When you go to open up a bank account for your business, go to a handful of banks that are convenient to you and ask to speak to a business banker. Interview them and see who you like. Once you have a banker, meet with him/her at least twice per year to talk about your business.
At VW, we have a great relationship with a local bank. We remote deposit our checks and do most of our banking online, but if we need a wire pushed through, or new checks ordered, or money transferred between accounts, they are just a phone call or email away. We keep a line of credit open with our bank and use that money for growth, investment, and to manage our cash flow cycle.
An insurance agent
This is the one pillar that you probably don’t need immediately. But eventually you will.
Understanding insurance can be daunting, but once you’ve scratched the surface, you’ll feel much more comfortable. Check out this insurance primer for small businesses we wrote. You’re going to need some kind of insurance eventually; find the right partner early on.
At VW, we have general liability and property insurance (our office lease demands it), cyber liability (because we keep confidential data), malpractice insurance (most attorneys carry this), and key man insurance on the partners (this provides income to their families in the event of a catastrophic event). Our business provides professional services, and we need four kinds of insurance. Every business has its needs.
Click to Tweet
Once you have these relationships established, keep them up. I would meet with each of the above at least annually, if not twice per year, just to chat about the state of your business and forecast future needs.

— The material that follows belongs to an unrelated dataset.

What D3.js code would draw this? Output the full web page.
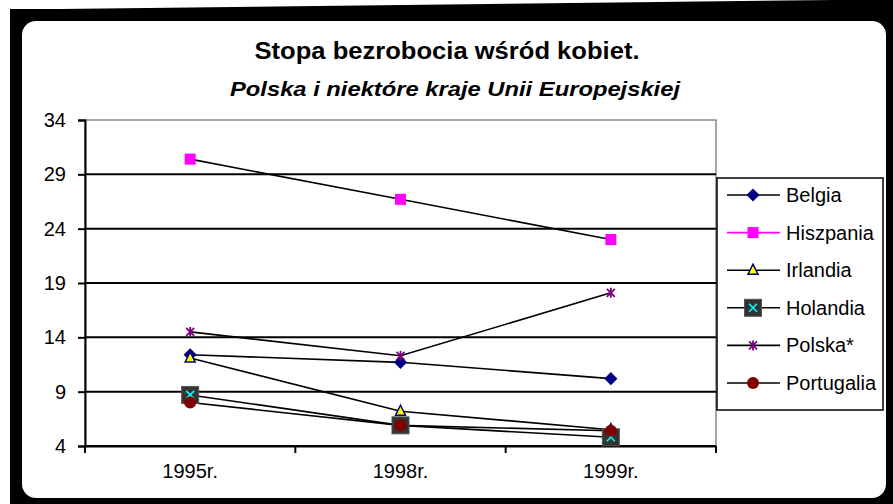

In the context of a startup, it’s not uncommon to see an investor board member (instead of a founder) managing the relationship with one of the four pillars above. This is a terrible idea. As the founder/CEO/President, it is your role and responsibility to know everything that’s going on at the top. It’s fine for your directors and advisors to facilitate introductions and to help you choose these professionals, but ultimately these relationships need to be yours and no one else’s.